BLOOMBERG, FEBRUARY 15, 2021
Motiva, Exxon, Marathon halting some fuel production in Texas | Gasoline futures jump as closures signal tightening supplies
By Jeffrey Bair and Barbara J Powell for Bloomberg – The largest oil refineries in North America are shutting down because of Arctic conditions that have disrupted power, water and fuel supplies across Texas.
More than 3 million barrels of daily oil-processing capacity has been idled in the wake of record-setting cold, according to consultant Energy Aspects Ltd. The shutdowns portend tightening supplies and higher prices for everything from gasoline to propane in coming days and weeks in cities across the country that rely on the U.S. Gulf Coast for fuels.
Saudi Aramco’s Motiva Enterprises LLC is halting operations at its Port Arthur, Texas, refinery, the nation’s largest, according to an email from the company. South of Houston near Galveston Bay, Marathon Petroleum Corp. shut its plant in response to the chill, Reuters reported.
Meanwhile, Exxon Mobil Corp. shut its massive Baytown refinery near Houston, as well as some units at its refinery in the town of Beaumont about 70 miles (112 kilometers) to the east, spokeswoman Sarah Nordin said. In addition to the cold, the Beaumont closure was also driven by a shortage of natural gas.
Total SE ratcheted down crude processing to minimal levels and shut a key refining unit at its Port Arthur, Texas, plant, a person familiar with operations said.

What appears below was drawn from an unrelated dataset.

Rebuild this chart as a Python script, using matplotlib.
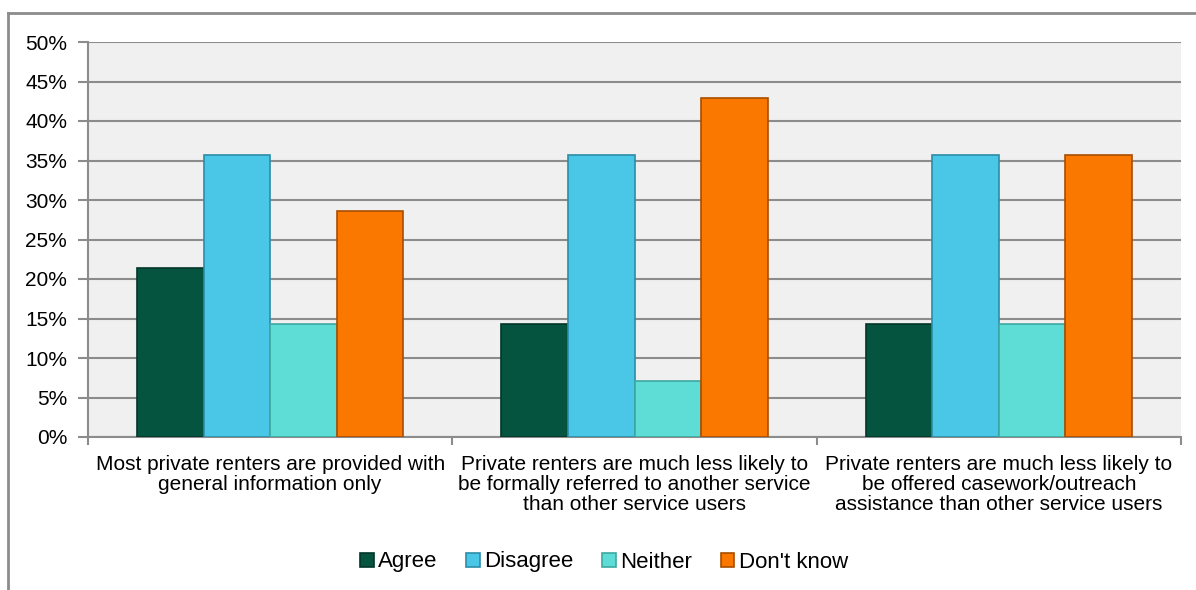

The refinery probably will shut completely within hours as temperatures drop, the person said.
Gasoline futures rose 3.5% to $1.75 a gallon on the new York Mercantile Exchange on Monday.
Oil pipelines, electricity generators and wind farms have been paralyzed by record-setting cold in the nation’s top crude-producing state. Refinery capacity is shrinking at a faster pace than crude production is declining due to the Arctic weather, according to Energy Aspects.
“Disruptions to refining operations could be prolonged if the cold damages any equipment or if the power outages affecting Texas are not resolved quickly,” the consultant said in a note to clients.